Atomic content refers to self-contained units of explanation that:
- Answer one question clearly
- Stand on their own
- Can be reused without surrounding context
- Reinforce a consistent point of view
Answer engines assemble atoms into answers. They do not quote pages wholesale.
If your content atoms are weak, no amount of page authority will save them.
Why Long Pages Often Underperform in AEO
This is uncomfortable, especially for teams that invested heavily in comprehensive pillar pages.
The issue is not length. It is density of usable explanation.
Many long pages:
- Bury definitions halfway down
- Mix multiple concepts without separation
- Use narrative transitions that obscure conclusions
- Require the reader to infer structure
Humans can work through that. Machines often cannot. The result is content that ranks but never gets cited.
Atomic Content Is Not Thin Content
This distinction matters. Atomic does not mean short. Atomic means complete.
A strong atomic block:
- Names the concept
- Defines it explicitly
- Explains how it works
- States why it matters
- Resolves ambiguity
It just does so without depending on the rest of the page. Think of atomic content as fully formed thoughts, not fragments.
The Hidden Advantage of Atomic Thinking
Once you design content atomically, several things change immediately.
First, clarity improves. Writing forces you to resolve ideas instead of gesturing at them.
Second, reuse becomes natural. The same explanation can live in:
- A long-form post
- A glossary
- An FAQ
- A support article
- A sales enablement doc
Third, authority compounds. Repeating the same atomic explanations across contexts reinforces trust signals for machines.
This is how systems learn what you believe.
Why Navigation Matters Less Than You Think
Many teams worry that atomic content will fragment the user experience. The opposite is usually true.
When each piece is clear on its own:
- Readers can enter anywhere
- Understanding happens faster
- Cognitive load decreases
Navigation matters less when meaning is self-contained.
Answer engines already assume disjointed consumption.
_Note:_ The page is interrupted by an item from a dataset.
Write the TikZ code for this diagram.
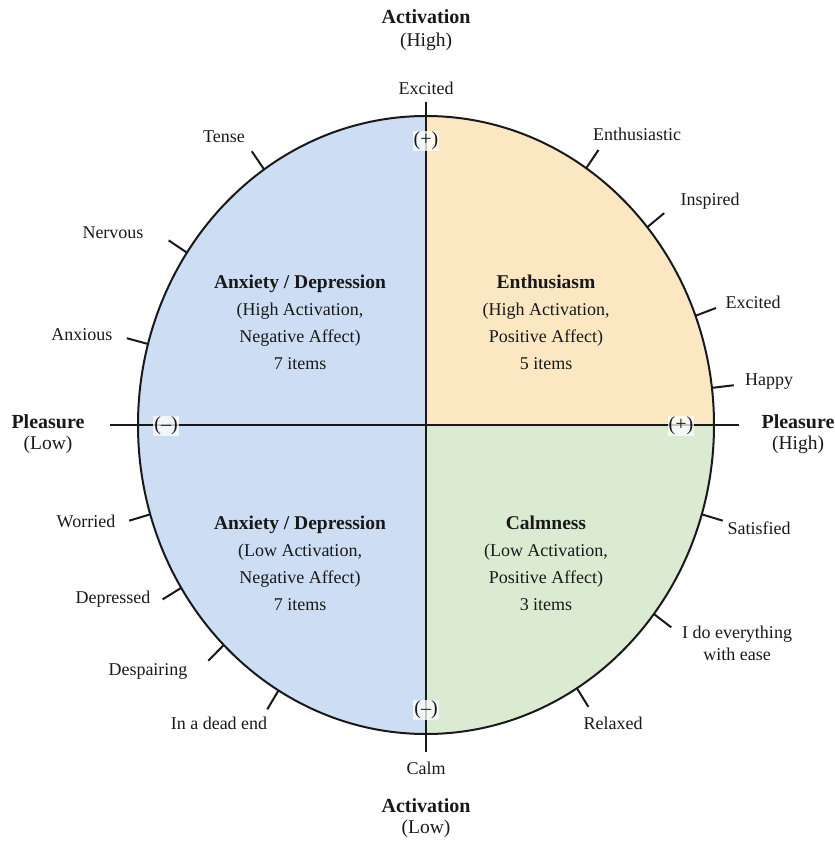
\documentclass[tikz,border=0pt]{standalone}
\usepackage{fontspec}
\setmainfont{Liberation Serif}
\usetikzlibrary{calc}
\definecolor{qblue}{RGB}{205,221,243}
\definecolor{qyellow}{RGB}{251,232,195}
\definecolor{qgreen}{RGB}{219,235,210}
\definecolor{ink}{RGB}{25,25,25}
\begin{document}
\begin{tikzpicture}[x=1pt,y=-1pt,
  lbl/.style={font=\fontsize{18}{22}\selectfont, text=ink, inner sep=0pt, align=center},
  axttl/.style={font=\bfseries\fontsize{20}{24}\selectfont, text=ink, inner sep=0pt},
  axsub/.style={font=\fontsize{19.5}{24}\selectfont, text=ink, inner sep=0pt},
  quad/.style={font=\fontsize{18}{27}\selectfont, text=ink, inner sep=0pt, align=center},
  sign/.style={font=\fontsize{20}{24}\selectfont, text=ink, fill=white, fill opacity=0.75, text opacity=1, inner sep=1pt},
  rim/.style={draw=ink, line width=2pt},
  axisline/.style={draw=ink, line width=2pt},
  tickmark/.style={draw=ink, line width=2pt}]
\useasboundingbox (0,0) rectangle (835,841);
\coordinate (c) at (426,425);
% quadrant fills
\begin{scope}
  \clip (c) ellipse [x radius=288pt, y radius=309pt];
  \fill[qblue] (100,80) rectangle (426,770);
  \fill[qyellow] (426,80) rectangle (760,425);
  \fill[qgreen] (426,425) rectangle (760,770);
\end{scope}
\draw[rim] (c) ellipse [x radius=288pt, y radius=309pt];
% axes
\coordinate (vt) at (426,102);
\coordinate (vb) at (426,752);
\coordinate (hl) at (110,425);
\coordinate (hr) at (739,425);
\draw[axisline] (vt) -- (vb);
\draw[axisline] (hl) -- (hr);
% ticks
\foreach \n/\a in {tense/124.2, nervous/146.1, anxious/164.8, enth/56.2, insp/39.8, exc/20.7, happy/6.9, worried/196.8, depr/211.8, desp/225.4, dead/239.2, sat/343.2, ease/322.3, relax/301.6} {
  \coordinate (\n-a) at ($(c)+(\a:288pt and 309pt)$);
  \coordinate (\n-b) at ($(c)+(\a:310pt and 331pt)$);
  \draw[tickmark] (\n-a) -- (\n-b);
}
% signs
\node[sign] (sgt) at (426,141) {(+)};
\node[sign] (sgb) at (426,710) {(--)};
\node[sign] (sgl) at (166,426) {(--)};
\node[sign] (sgr) at (681,426) {(+)};
% axis titles
\node[axttl] (actt) at (426,17) {Activation};
\node[axsub] (acth) at (426,42) {(High)};
\node[lbl] (excitedtop) at (426,88) {Excited};
\node[lbl] (calm) at (426,768) {Calm};
\node[axttl] (actb) at (426,806) {Activation};
\node[axsub] (actl) at (426,829) {(Low)};
\node[axttl] (plt) at (48,422) {Pleasure};
\node[axsub] (pll) at (48,445) {(Low)};
\node[axttl] (prt) at (798,422) {Pleasure};
\node[axsub] (prh) at (798,445) {(High)};
% item labels
\node[lbl] (tense) at (224,137) {Tense};
\node[lbl] (nervous) at (113,233) {Nervous};
\node[lbl] (anxious) at (82,335) {Anxious};
\node[lbl] (enth) at (637,134) {Enthusiastic};
\node[lbl] (insp) at (710,201) {Inspired};
\node[lbl] (exc) at (753,302) {Excited};
\node[lbl] (happy) at (769,382) {Happy};
\node[lbl] (worried) at (86,521) {Worried};
\node[lbl] (depr) at (113,599) {Depressed};
\node[lbl] (desp) at (148,671) {Despairing};
\node[lbl] (dead) at (219,723) {In a dead end};
\node[lbl] (sat) at (759,528) {Satisfied};
\node[lbl] (ease) at (737,643) {I do everything\\with ease};
\node[lbl] (relax) at (613,723) {Relaxed};
% quadrant texts
\node[quad] (q1) at (300,322) {{\bfseries\fontsize{19.5}{27}\selectfont Anxiety / Depression}\\(High Activation,\\Negative Affect)\\7 items};
\node[quad] (q2) at (546,322) {{\bfseries\fontsize{19.5}{27}\selectfont Enthusiasm}\\(High Activation,\\Positive Affect)\\5 items};
\node[quad] (q3) at (300,563) {{\bfseries\fontsize{19.5}{27}\selectfont Anxiety / Depression}\\(Low Activation,\\Negative Affect)\\7 items};
\node[quad] (q4) at (546,563) {{\bfseries\fontsize{19.5}{27}\selectfont Calmness}\\(Low Activation,\\Positive Affect)\\3 items};
\end{tikzpicture}
\end{document}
Atomic content aligns with that reality.
A Familiar Failure Pattern
You can spot page-first thinking instantly.
A site has:
- A beautiful homepage
- Polished category pages
- Long-form blog posts
Yet when you look at AI-generated answers, competitors appear instead.
Why?
Because competitors:
- Surface definitions early
- Repeat them consistently
- Design explanations to stand alone
- Make extraction easy
They are not better designers. They are better teachers.
How Atomic Content Changes Content Planning
This shift forces a different planning question.
Instead of asking: What pages do we need?
You ask: What explanations do we need to exist in the world?
Pages become secondary. Atoms become primary. This is a subtle but profound change.
The New Role of the Homepage
The homepage still matters. Just not the way it used to.
It is no longer the source of authority. It is the curator of it.
Its job is to:
- Orient humans
- Signal positioning
- Point toward deeper explanations
Authority now lives in the explanations themselves, wherever they appear.
A Simple Test for Atomic Readiness
Take any important section of your content and ask: If this paragraph were lifted out and shown to someone alone, would it still make sense?
If not, it is not atomic.
That does not mean it is bad writing. It means it is not answer-ready.
Why This Model Scales Better Over Time
Atomic content scales because it resists entropy.
When new content is added:
- It reinforces existing explanations
- It uses the same language
- It strengthens associations instead of diluting them
Page-first models tend to sprawl. Atomic models compound.
This is why smaller libraries increasingly outperform larger ones in answer-driven environments.
How This Connects Back to Writing Style
Everything from post 5 applies here.
Atomic content requires:
- Decisive language
- Explicit conclusions
- Stable definitions
- Minimal hedging
You cannot design atomic content without writing clearly. And once you do, AEO stops feeling abstract.
What Comes Next
Once content is designed atomically, a new question emerges.
If pages matter less and explanations matter more, how do search engines decide which sources are trusted enough to answer the question at all?
That is the next layer.
Authority Lives in Explanations, Not Pages
The homepage is not dead. It is just no longer the center of gravity.
In an answer-driven world, authority flows from clear, reusable explanations that can travel independently of your site.
Atomic content is not a formatting trick. It is a recognition of how meaning now moves.
The teams that win are not those with the best pages. They are the ones with the clearest answers.